Introduction
Flink CDC brings change-data-capture into the Apache Flink ecosystem. It reads database transaction logs (binlog, WAL, oplog) and converts them into Flink streams, enabling real-time ETL, data lake ingestion, and cross-database synchronization without custom glue code.
What Flink CDC Does
- Reads binlog/WAL/oplog from MySQL, PostgreSQL, MongoDB, Oracle, SQL Server, and more
- Delivers insert, update, and delete events as structured Flink DataStreams
- Supports full snapshot followed by continuous incremental capture in a single job
- Provides a YAML-based pipeline definition for codeless database-to-database sync
- Handles schema evolution by propagating DDL changes downstream automatically
Architecture Overview
Flink CDC connectors embed Debezium engines within Flink source operators. On startup a snapshot reader performs a parallel chunked scan of existing data, then hands off to a binlog reader for ongoing changes. Events are checkpointed using Flink exactly-once semantics so no data is lost or duplicated, even across restarts.

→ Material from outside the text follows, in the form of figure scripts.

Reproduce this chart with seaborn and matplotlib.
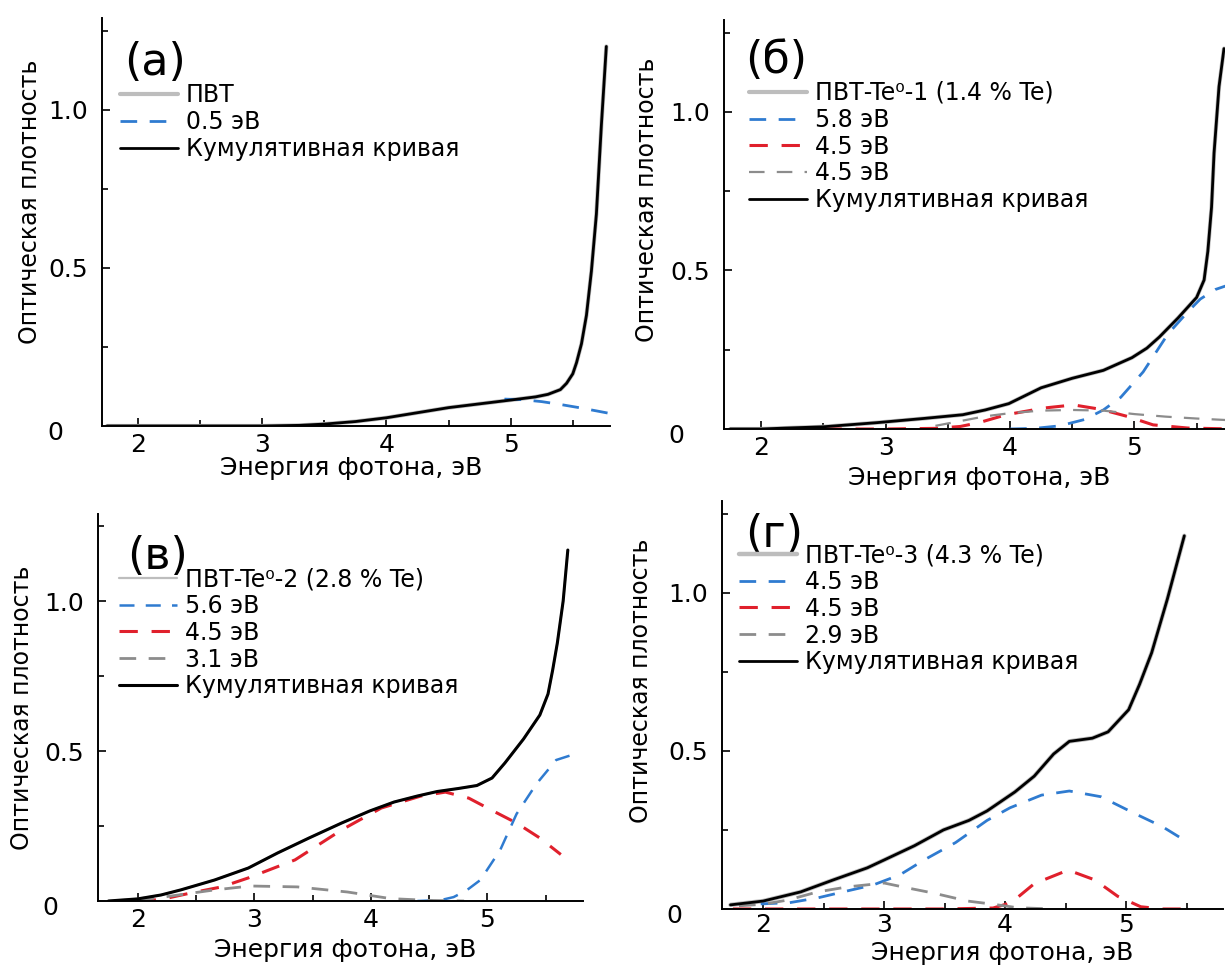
import matplotlib
matplotlib.use('Agg')
import matplotlib.pyplot as plt
import seaborn as sns
from matplotlib.ticker import FixedLocator, NullFormatter, FixedFormatter

# ---- panel (a): ПВТ ----
a_x_cum = [1.75, 2.0, 2.5, 3.0, 3.3, 3.5, 3.75, 4.0, 4.25, 4.5, 4.75, 5.0, 5.2, 5.3,
           5.4, 5.45, 5.5, 5.53, 5.57, 5.61, 5.65, 5.69, 5.73, 5.77]
a_y_cum = [0.0, 0.0, 0.0, 0.0, 0.002, 0.006, 0.014, 0.026, 0.042, 0.058, 0.07, 0.082, 0.092,
           0.10, 0.115, 0.135, 0.165, 0.20, 0.26, 0.35, 0.49, 0.67, 0.95, 1.20]
a_x_blue = [4.95, 5.1, 5.25, 5.4, 5.55, 5.7, 5.78]
a_y_blue = [0.085, 0.083, 0.077, 0.068, 0.058, 0.047, 0.041]

# ---- panel (б): ПВТ-Te0-1 ----
b_x_cum = [1.75, 2.0, 2.2, 2.5, 2.93, 3.3, 3.62, 3.8, 3.99, 4.12, 4.25, 4.5, 4.75, 4.98,
           5.1, 5.2, 5.35, 5.5, 5.56, 5.59, 5.62, 5.64, 5.68, 5.72]
b_y_cum = [0.0, 0.0, 0.003, 0.007, 0.02, 0.033, 0.045, 0.06, 0.08, 0.105, 0.13, 0.16, 0.185,
           0.225, 0.255, 0.29, 0.35, 0.415, 0.47, 0.56, 0.70, 0.87, 1.08, 1.20]
b_x_blue = [4.0, 4.2, 4.4, 4.6, 4.75, 4.89, 5.07, 5.27, 5.43, 5.53, 5.65, 5.8]
b_y_blue = [0.0, 0.002, 0.01, 0.03, 0.06, 0.10, 0.18, 0.30, 0.37, 0.41, 0.44, 0.46]
b_x_red = [2.5, 3.0, 3.4, 3.6, 3.75, 3.97, 4.27, 4.51, 4.73, 4.94, 5.15, 5.43, 5.8]
b_y_red = [0.0, 0.0, 0.002, 0.008, 0.02, 0.045, 0.066, 0.076, 0.062, 0.04, 0.013, 0.003, 0.0]
b_x_grey = [3.4, 3.6, 3.8, 4.0, 4.25, 4.5, 4.75, 5.0, 5.25, 5.5, 5.8]
b_y_grey = [0.01, 0.025, 0.04, 0.05, 0.058, 0.06, 0.058, 0.047, 0.039, 0.033, 0.027]

# ---- panel (в): ПВТ-Te0-2 ----
c_x_cum = [1.75, 2.0, 2.2, 2.37, 2.66, 2.95, 3.2, 3.47, 3.75, 3.99, 4.2, 4.4, 4.57, 4.75,
           4.91, 5.04, 5.15, 5.31, 5.45, 5.52, 5.56, 5.6, 5.65, 5.69]
c_y_cum = [0.0, 0.007, 0.02, 0.037, 0.07, 0.11, 0.16, 0.21, 0.26, 0.30, 0.33, 0.35, 0.365,
           0.375, 0.385, 0.41, 0.46, 0.54, 0.62, 0.69, 0.77, 0.86, 1.0, 1.17]
c_x_blue = [4.4, 4.6, 4.71, 4.82, 4.94, 5.11, 5.25, 5.42, 5.59, 5.71]
c_y_blue = [0.0, 0.003, 0.013, 0.035, 0.07, 0.17, 0.29, 0.39, 0.47, 0.485]
c_x_red = [2.0, 2.2, 2.46, 2.72, 2.95, 3.35, 3.75, 4.09, 4.43, 4.64, 4.84, 5.05, 5.25, 5.45, 5.63]
c_y_red = [0.0, 0.005, 0.027, 0.047, 0.077, 0.137, 0.237, 0.31, 0.35, 0.363, 0.343, 0.30,
           0.26, 0.21, 0.155]
c_x_grey = [2.0, 2.22, 2.66, 2.97, 3.37, 3.8, 4.17, 4.5, 4.8]
c_y_grey = [0.003, 0.013, 0.037, 0.05, 0.047, 0.03, 0.008, 0.002, 0.0]

# ---- panel (г): ПВТ-Te0-3 ----
d_x_cum = [1.73, 2.0, 2.31, 2.58, 2.86, 3.0, 3.25, 3.49, 3.7, 3.85, 4.08, 4.24, 4.4, 4.53,
           4.72, 4.85, 5.02, 5.11, 5.21, 5.34, 5.48]
d_y_cum = [0.013, 0.025, 0.054, 0.092, 0.13, 0.155, 0.2, 0.25, 0.28, 0.31, 0.37, 0.42, 0.49,
           0.53, 0.54, 0.56, 0.63, 0.71, 0.81, 0.98, 1.18]
d_x_blue = [1.98, 2.22, 2.45, 2.66, 2.91, 3.13, 3.33, 3.59, 3.85, 4.04, 4.3, 4.53, 4.79,
            5.08, 5.3, 5.47]
d_y_blue = [0.016, 0.02, 0.035, 0.054, 0.076, 0.108, 0.155, 0.21, 0.28, 0.32, 0.36, 0.373,
            0.355, 0.30, 0.26, 0.22]
d_x_red = [1.75, 2.5, 3.0, 3.5, 3.9, 4.05, 4.24, 4.52, 4.74, 4.93, 5.12, 5.3, 5.45]
d_y_red = [0.0, 0.0, 0.0, 0.0, 0.003, 0.02, 0.08, 0.123, 0.092, 0.04, 0.007, 0.0, 0.0]
d_x_grey = [1.8, 2.0, 2.2, 2.45, 2.7, 3.0, 3.2, 3.41, 3.69, 3.9, 4.1, 4.4]
d_y_grey = [0.01, 0.015, 0.028, 0.054, 0.07, 0.082, 0.066, 0.05, 0.025, 0.015, 0.004, 0.0]

# legend labels
a_labels = ['ПВТ', '0.5 эВ', 'Кумулятивная кривая']
b_labels = ['ПВТ-Te⁰-1 (1.4 % Te)', '5.8 эВ', '4.5 эВ', '4.5 эВ', 'Кумулятивная кривая']
c_labels = ['ПВТ-Te⁰-2 (2.8 % Te)', '5.6 эВ', '4.5 эВ', '3.1 эВ', 'Кумулятивная кривая']
d_labels = ['ПВТ-Te⁰-3 (4.3 % Te)', '4.5 эВ', '4.5 эВ', '2.9 эВ', 'Кумулятивная кривая']

C_BLUE = '#2f7bd0'
C_RED = '#e0202c'
C_GREY = '#8c8c8c'
C_PVT = '#bdbdbd'
DASH = (0, (6, 4.5))

sns.set_style('ticks')
plt.rcParams['font.family'] = ['DejaVu Sans']
plt.rcParams['text.color'] = 'black'
plt.rcParams['axes.labelcolor'] = 'black'
plt.rcParams['xtick.color'] = 'black'
plt.rcParams['ytick.color'] = 'black'

fig = plt.figure(figsize=(12.25, 9.73), dpi=100)


def setup_axes(pos, xlim, letter, letter_xy, ylab_xy, xlab_xy, xpad=5):
    ax = fig.add_axes(pos)
    ax.set_xlim(*xlim)
    ax.set_ylim(0, 1.29)
    for s in ['top', 'right']:
        ax.spines[s].set_visible(False)
    for s in ['left', 'bottom']:
        ax.spines[s].set_linewidth(1.4)
        ax.spines[s].set_color('black')
    ax.xaxis.set_major_locator(FixedLocator([2, 3, 4, 5]))
    ax.xaxis.set_minor_locator(FixedLocator([2.5, 3.5, 4.5, 5.5]))
    ax.yaxis.set_major_locator(FixedLocator([0.5, 1.0]))
    ax.yaxis.set_major_formatter(FixedFormatter(['0.5', '1.0']))
    ax.yaxis.set_minor_locator(FixedLocator([0.25, 0.75, 1.25]))
    ax.yaxis.set_minor_formatter(NullFormatter())
    ax.tick_params(which='both', direction='in', width=1.2, color='black')
    ax.tick_params(which='major', length=6)
    ax.tick_params(which='minor', length=4)
    ax.tick_params(axis='x', which='major', labelsize=18, pad=xpad)
    ax.tick_params(axis='y', which='major', labelsize=18, pad=10)
    # separate origin label, set off below-left as in the original
    ax.annotate('0', xy=(0, 0), xycoords=('axes fraction', 'data'),
                xytext=(-34, -5), textcoords='offset points',
                ha='center', va='center', fontsize=18)
    ax.set_xlabel('Энергия фотона, эВ', fontsize=18)
    ax.set_ylabel('Оптическая плотность', fontsize=17)
    ax.xaxis.set_label_coords(*xlab_xy)
    ax.yaxis.set_label_coords(*ylab_xy)
    ax.text(letter_xy[0], letter_xy[1], letter, transform=ax.transAxes,
            fontsize=32, ha='center', va='center')
    return ax


def add_legend(ax, anchor):
    ax.legend(loc='upper left', bbox_to_anchor=anchor, frameon=False, fontsize=17,
              borderpad=0, borderaxespad=0, handlelength=2.45, handletextpad=0.35,
              labelspacing=0.12)


# (a)
ax = setup_axes([0.0833, 0.5622, 0.4147, 0.4193], (1.71, 5.80), '(a)',
                (0.104, 0.892), (-0.118, 0.55), (0.49, -0.074))
sns.lineplot(x=a_x_cum, y=a_y_cum, ax=ax, color=C_PVT, lw=3, label=a_labels[0], sort=False)
sns.lineplot(x=a_x_blue, y=a_y_blue, ax=ax, color=C_BLUE, lw=2, linestyle=DASH,
             label=a_labels[1], sort=False)
sns.lineplot(x=a_x_cum, y=a_y_cum, ax=ax, color='black', lw=2, label=a_labels[2], sort=False)
add_legend(ax, (0.035, 0.84))

# (б)
ax = setup_axes([0.5910, 0.5591, 0.4163, 0.4203], (1.70, 5.80), '(б)',
                (0.102, 0.902), (-0.128, 0.56), (0.50, -0.091))
sns.lineplot(x=b_x_cum, y=b_y_cum, ax=ax, color=C_PVT, lw=3, label=b_labels[0], sort=False)
sns.lineplot(x=b_x_blue, y=b_y_blue, ax=ax, color=C_BLUE, lw=2, linestyle=DASH,
             label=b_labels[1], sort=False)
sns.lineplot(x=b_x_red, y=b_y_red, ax=ax, color=C_RED, lw=2.2, linestyle=DASH,
             label=b_labels[2], sort=False)
sns.lineplot(x=b_x_grey, y=b_y_grey, ax=ax, color=C_GREY, lw=1.6, linestyle=(0, (7, 5.5)),
             label=b_labels[3], sort=False)
sns.lineplot(x=b_x_cum, y=b_y_cum, ax=ax, color='black', lw=2, label=b_labels[4], sort=False)
add_legend(ax, (0.049, 0.851))

# (в)
ax = setup_axes([0.0800, 0.0740, 0.3959, 0.3977], (1.66, 5.82), '(в)',
                (0.122, 0.891), (-0.132, 0.50), (0.51, -0.096))
sns.lineplot(x=c_x_cum, y=c_y_cum, ax=ax, color=C_PVT, lw=1.6, label=c_labels[0], sort=False)
sns.lineplot(x=c_x_blue, y=c_y_blue, ax=ax, color=C_BLUE, lw=1.8, linestyle=DASH,
             label=c_labels[1], sort=False)
sns.lineplot(x=c_x_red, y=c_y_red, ax=ax, color=C_RED, lw=2.2, linestyle=DASH,
             label=c_labels[2], sort=False)
sns.lineplot(x=c_x_grey, y=c_y_grey, ax=ax, color=C_GREY, lw=2, linestyle=DASH,
             label=c_labels[3], sort=False)
sns.lineplot(x=c_x_cum, y=c_y_cum, ax=ax, color='black', lw=2.2, label=c_labels[4], sort=False)
add_legend(ax, (0.043, 0.863))

# (г)
ax = setup_axes([0.5894, 0.0658, 0.4090, 0.4193], (1.66, 5.80), '(г)',
                (0.104, 0.917), (-0.138, 0.56), (0.56, -0.078), xpad=3)
sns.lineplot(x=d_x_cum, y=d_y_cum, ax=ax, color=C_PVT, lw=3.2, label=d_labels[0], sort=False)
sns.lineplot(x=d_x_blue, y=d_y_blue, ax=ax, color=C_BLUE, lw=2, linestyle=DASH,
             label=d_labels[1], sort=False)
sns.lineplot(x=d_x_red, y=d_y_red, ax=ax, color=C_RED, lw=2.2, linestyle=DASH,
             label=d_labels[2], sort=False)
sns.lineplot(x=d_x_grey, y=d_y_grey, ax=ax, color=C_GREY, lw=2, linestyle=DASH,
             label=d_labels[3], sort=False)
sns.lineplot(x=d_x_cum, y=d_y_cum, ax=ax, color='black', lw=2, label=d_labels[4], sort=False)
add_legend(ax, (0.034, 0.897))

fig.savefig('out.png', dpi=100)
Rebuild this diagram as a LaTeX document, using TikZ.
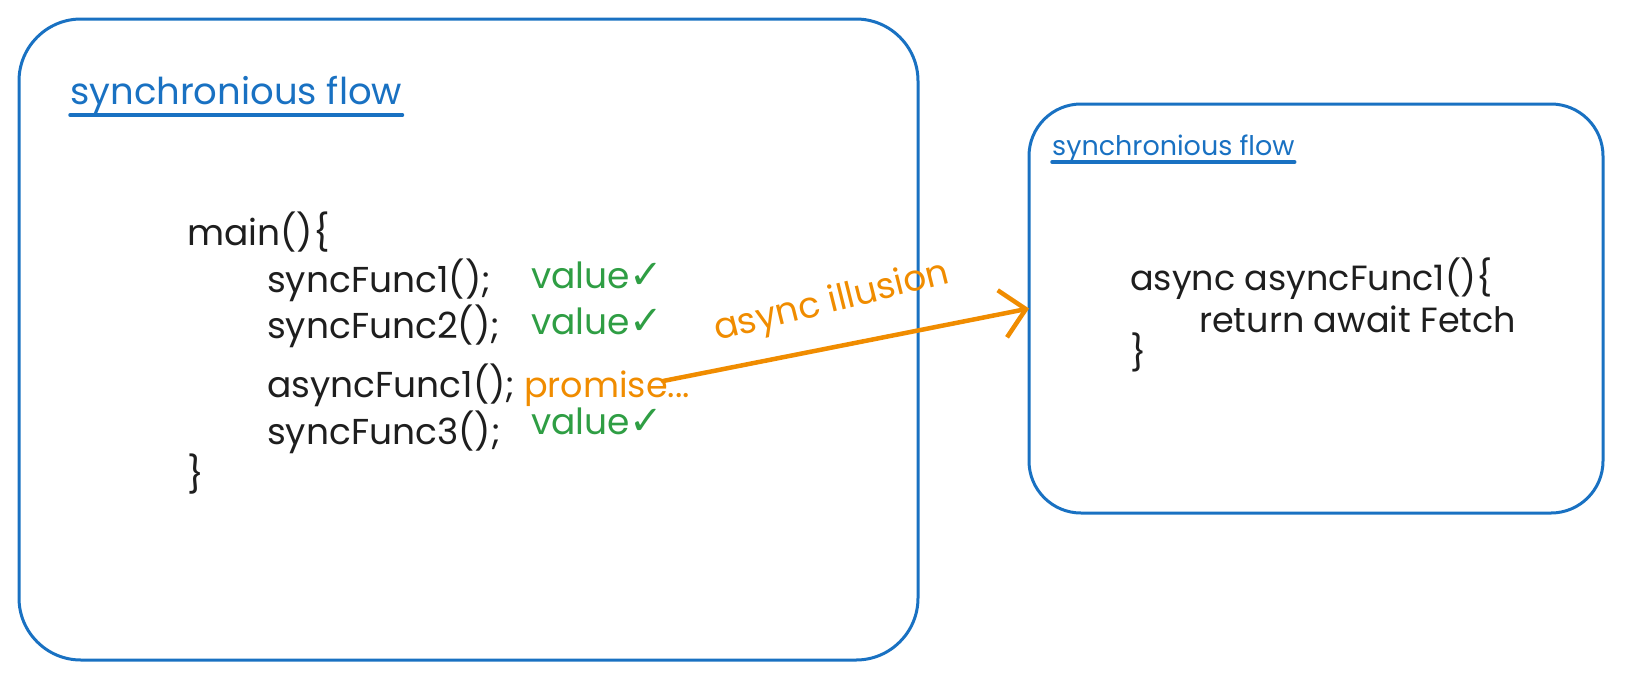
\documentclass[tikz,border=0pt]{standalone}
\usepackage{fontspec}
\setmainfont{Poppins}
\newfontfamily\symfont{DejaVu Sans}
\usetikzlibrary{arrows.meta}
\definecolor{exblue}{HTML}{1971C2}
\definecolor{exgreen}{HTML}{2F9E44}
\definecolor{exorange}{HTML}{F08C00}
\definecolor{exblack}{HTML}{1E1E1E}
\tikzset{
  box/.style={draw=exblue, line width=3pt, rounded corners=#1},
  code/.style={anchor=base west, inner sep=0pt, text=exblack, font=\fontsize{36}{40}\selectfont},
  codesmall/.style={anchor=base west, inner sep=0pt, text=exblack, font=\fontsize{35}{38}\selectfont},
  val/.style={anchor=base west, inner sep=0pt, text=exgreen, font=\fontsize{36}{38}\selectfont},
  prom/.style={anchor=base west, inner sep=0pt, text=exorange, font=\fontsize{35}{38}\selectfont},
  ttl/.style={anchor=base west, inner sep=0pt, text=exblue, font=\fontsize{#1}{#1}\selectfont},
  uline/.style={draw=exblue, line width=3.5pt, line cap=round},
  conn/.style={draw=exorange, line width=4.5pt, line cap=round, -{Straight Barb[length=24pt, width=48pt, line width=4.5pt]}},
}
\newcommand{\chk}{{\symfont\fontsize{40}{40}\selectfont ✓}}
\begin{document}
\begin{tikzpicture}[x=1pt, y=-1pt]
\useasboundingbox (0,0) rectangle (1625,681);
% boxes
\draw[box=62] (19,19) rectangle (918,660);
\draw[box=52] (1029,104) rectangle (1603,513);
\coordinate (rbox) at (1029,308.5);
% left title
\node[ttl=37] (t1) at (70,104) {synchronious flow};
\draw[uline] ([yshift=-11pt]t1.base west) -- ([yshift=-11pt]t1.base east);
% left code
\node[code] (m) at (187,245) {main()\{};
\node[code] (s1) at (267,292) {syncFunc1();};
\node[code] (s2) at (267,338) {syncFunc2();};
\node[code] (a1) at (267,397) {asyncFunc1();};
\node[code] (s3) at (267,444) {syncFunc3();};
\node[code] (cb) at (187,487) {\}};
\node[val] (v1) at (531,288) {value\chk};
\node[val] (v2) at (531,334) {value\chk};
\node[prom] (p) at (524,397) {promise...};
\node[val] (v3) at (531,434) {value\chk};
% right title
\node[ttl=27] (t2) at (1052,155) {synchronious flow};
\draw[uline] ([yshift=-7pt]t2.base west) -- ([yshift=-7pt]t2.base east);
% right code
\node[codesmall] (r1) at (1130,290) {async asyncFunc1()\{};
\node[codesmall] (r2) at (1199,332) {return await Fetch};
\node[codesmall] (r3) at (1130,365) {\}};
% arrow
\coordinate (p0) at (663,381);
\draw[conn] (p0) -- (rbox);
\node[anchor=center, inner sep=0pt, text=exorange, rotate=14, font=\fontsize{36}{38}\selectfont] (lbl) at (832,303) {async illusion};
\end{tikzpicture}
\end{document}
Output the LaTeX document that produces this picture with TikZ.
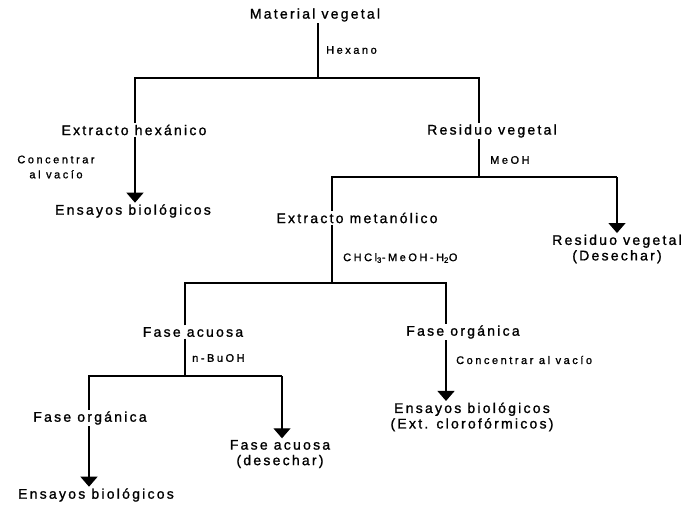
\documentclass[tikz,border=0pt]{standalone}
\usepackage{fontspec}
\usetikzlibrary{arrows.meta}
\newfontfamily\bigf{Liberation Sans}[LetterSpace=16, FakeBold=1.2]
\newfontfamily\smallf{Liberation Sans}[LetterSpace=23, FakeBold=1.2]
\tikzset{
  main/.style={font=\bigf\fontsize{14}{15.5}\selectfont, inner sep=1.5pt, align=center},
  lbl/.style={font=\smallf\fontsize{11}{15}\selectfont, inner sep=1pt, anchor=west, align=center},
  ln/.style={line width=1.3pt},
  arr/.style={line width=1.3pt, -{Triangle[width=17pt,length=10pt]}}
}
\begin{document}
\begin{tikzpicture}[x=1pt,y=-1pt]
\useasboundingbox (0,0) rectangle (695,504);
% nodes
\node[main] (mv) at (315,15) {Material vegetal};
\node[lbl] (hex) at (325,50) {Hexano};
\node[main] (eh) at (134,130) {Extracto hexánico};
\node[main] (rv1) at (492,131) {Residuo vegetal};
\node[lbl, anchor=center] (conc1) at (56,167) {Concentrar\\al vacío};
\node[main] (eb1) at (133,211) {Ensayos biológicos};
\node[lbl] (meoh) at (489,160) {MeOH};
\node[main] (em) at (357,218) {Extracto metanólico};
\node[main] (rv2) at (617,249) {Residuo vegetal\\(Desechar)};
\node[lbl] (chcl) at (342,258) {CHCl\textsubscript{3}-MeOH-H\textsubscript{2}O};
\node[main] (fa1) at (193,332) {Fase acuosa};
\node[main] (fo1) at (463,332) {Fase orgánica};
\node[lbl] (nbu) at (191,358) {n-BuOH};
\node[lbl] (conc2) at (455,360) {Concentrar al vacío};
\node[main] (eb3) at (472,417) {Ensayos biológicos\\(Ext. clorofórmicos)};
\node[main] (fo2) at (90,418) {Fase orgánica};
\node[main] (fa2) at (280,454) {Fase acuosa\\(desechar)};
\node[main] (eb2) at (96,495) {Ensayos biológicos};
% junctions
\coordinate (j1) at (318,78);
\coordinate (j1l) at (135,78);
\coordinate (j1r) at (479,78);
\coordinate (j2) at (479,177);
\coordinate (j2l) at (332,177);
\coordinate (j2r) at (617,177);
\coordinate (j3) at (332,283);
\coordinate (j3l) at (185,283);
\coordinate (j3r) at (446,283);
\coordinate (j4) at (185,376);
\coordinate (j4l) at (89,376);
\coordinate (j4r) at (282,376);
% connectors
\draw[ln] (mv.south -| j1) -- (j1);
\draw[ln] (j1l |- eh.north) -- (j1l) -- (j1r) -- (j1r |- rv1.north);
\draw[arr] (eh.south -| j1l) -- (eb1.north -| j1l);
\draw[ln] (rv1.south -| j2) -- (j2);
\draw[ln] (j2l |- em.north) -- (j2l) -- (j2r);
\draw[arr] (j2r) -- (rv2.north -| j2r);
\draw[ln] (em.south -| j3) -- (j3);
\draw[ln] (j3l |- fa1.north) -- (j3l) -- (j3r) -- (j3r |- fo1.north);
\draw[ln] (fa1.south -| j4) -- (j4);
\draw[ln] (j4l |- fo2.north) -- (j4l) -- (j4r);
\draw[arr] (j4r) -- (fa2.north -| j4r);
\draw[arr] (fo2.south -| j4l) -- (eb2.north -| j4l);
\draw[arr] (fo1.south -| j3r) -- (eb3.north -| j3r);
\end{tikzpicture}
\end{document}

Self-Hosting & Configuration
- Deploy Apache Flink 1.18+ and add the appropriate CDC connector JARs to the lib directory
- Configure source database credentials and binlog/WAL access permissions
- Define a pipeline in YAML or write a Flink job in Java specifying source tables and sink targets
- Tune parallelism and checkpoint intervals for throughput and latency requirements
- Monitor via the Flink Web UI or integrate with Prometheus metrics
Key Features
- Exactly-once processing semantics for reliable data delivery
- Parallel snapshot reading using table chunk splitting for fast initial loads
- Schema evolution support propagates ALTER TABLE changes to downstream sinks
- Codeless YAML pipeline mode for common sync scenarios
- Compatible with the full Apache Flink ecosystem including SQL, Table API, and DataStream API
Comparison with Similar Tools
- Debezium — Standalone CDC platform using Kafka Connect; Flink CDC embeds Debezium inside Flink for tighter integration
- Airbyte — General ELT platform with CDC connectors, but batch-oriented rather than continuous streaming
- AWS DMS — Managed CDC service locked to AWS, not open source
- Canal — Alibaba MySQL binlog reader focused on MySQL-only use cases
- Maxwell — Lightweight MySQL-only binlog reader that writes to Kafka; no built-in transformation
FAQ
Q: Do I need Kafka to use Flink CDC? A: No. Flink CDC reads database logs directly without requiring an intermediate message queue.
Q: Which databases are supported? A: MySQL, PostgreSQL, MongoDB, Oracle, SQL Server, Db2, OceanBase, TiDB, and Vitess, with the list growing.
Q: Can Flink CDC handle schema changes automatically? A: Yes. The pipeline mode can propagate DDL changes like column additions to supported sinks.
Q: What is the difference between Flink CDC and Debezium? A: Flink CDC uses Debezium internally but runs inside the Flink runtime, giving you access to Flink SQL, exactly-once checkpointing, and the full Flink ecosystem.